Still, the visa frustration and the old consideration of real politics as a whore turned back soon after. Despite the NATO brought liberty, the anti-EU feelings reemerged in Kosovo, first by praising separately only US as liberators and later by blaming EU and UN for neo-colonialism, corruption and pro-Serbian line.

Albania is considered the country with largest support for EU integration in the region, something called “99 per cent and growing”. But every survey in this context did not forget to mention that for the EU-integration supporters, EU meant nothing more than visa liberalization. Now that visas had been liberalized, the question is what is EU for Albanians?
Seeing the mercantilist approach of several EU governments that in case of Albania had been transformed in lucrative monopolies in the poorest country in the Europe, I am not so optimistic that the “99 per cent and growing” will hold for long.

An online survey asked Albanians in last December what the major event of 2010 was. About 27 per cent said that it was visa liberalization. This indicates that visas were not longer a practical obstacle for the majority of Albanians, but obtaining one, was simply just humiliating. That humiliation is destined to continue as long as the country continues to be poor and origin of emigration. The EU image strangled in the mind of Albanians in rows to obtain visas will soon substituted by the image of EU border police asking if you have money in your pocket and making calculations how many money do you have and how many days you will stay.
Now, returning to the current crisis, there are few scenarios for the near future that derives from the country’s experience with the previous crisis that started in 1998. The first scenario is that the crisis goes on the opposition refuses to participate in the next local election scheduled of 8 May or continue to boycott the institutions, thus marginalize itself while Albania turns in a one-party country effectively without opposition. The Democratic Party now in power had experienced such marginalization back in 1998-2001. The second scenario is that the government will be diplomatically ignored and isolated from EU as a mechanism of pressure toward accepting an agreement with opposition.
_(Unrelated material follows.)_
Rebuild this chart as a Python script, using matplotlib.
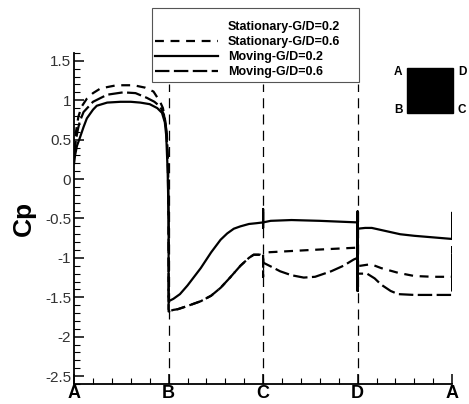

The Socialist government experienced such situation back in 2002. An agreement is the third and most improbable solution.

Turning to the experience of the previous crisis and European Union, one must remember that the solution that the Socialist government chooses was to pay with public assets for diplomatic relations. The Telecommunication Company was sold to a Turkish company in 2004 in exchange for a visit from Turkish PM Erdogan in Tirana. In that case, Erdogan did not meet Mr. Berisha as head of Opposition. Mr. Berisha took power few months later and refused to ratify the contract, claiming that it was a rigged tender with only one participant. Another visit from Erdogan and the problem was resolved.

A German-US consortium was awarded with another lucrative monopoly in airport services in exchange for a meeting with Angela Merkel.

In another brusque show of real-politics, in Kosovo, a well known minister for corruption was near arrest from EULex. It was said that a consortium waiting for his signature for a multimillion euro public works project, saved him and thus, the battle against corruption lost momentum. Perhaps these are just rumors. But this is what Albanian sees.
As for the friendship with Serbia, one might note that that is mostly result of the strong flows of electricity traded by Serbian companies that control something like monopoly and monopsony in Albanian market. Perhaps the Albanian love for the international community is taken too much for granted in Brussels.

In this context, an international colonization of Albania doesn’t seem simply a aspirin for the chronic headache of lack of free and fair elections.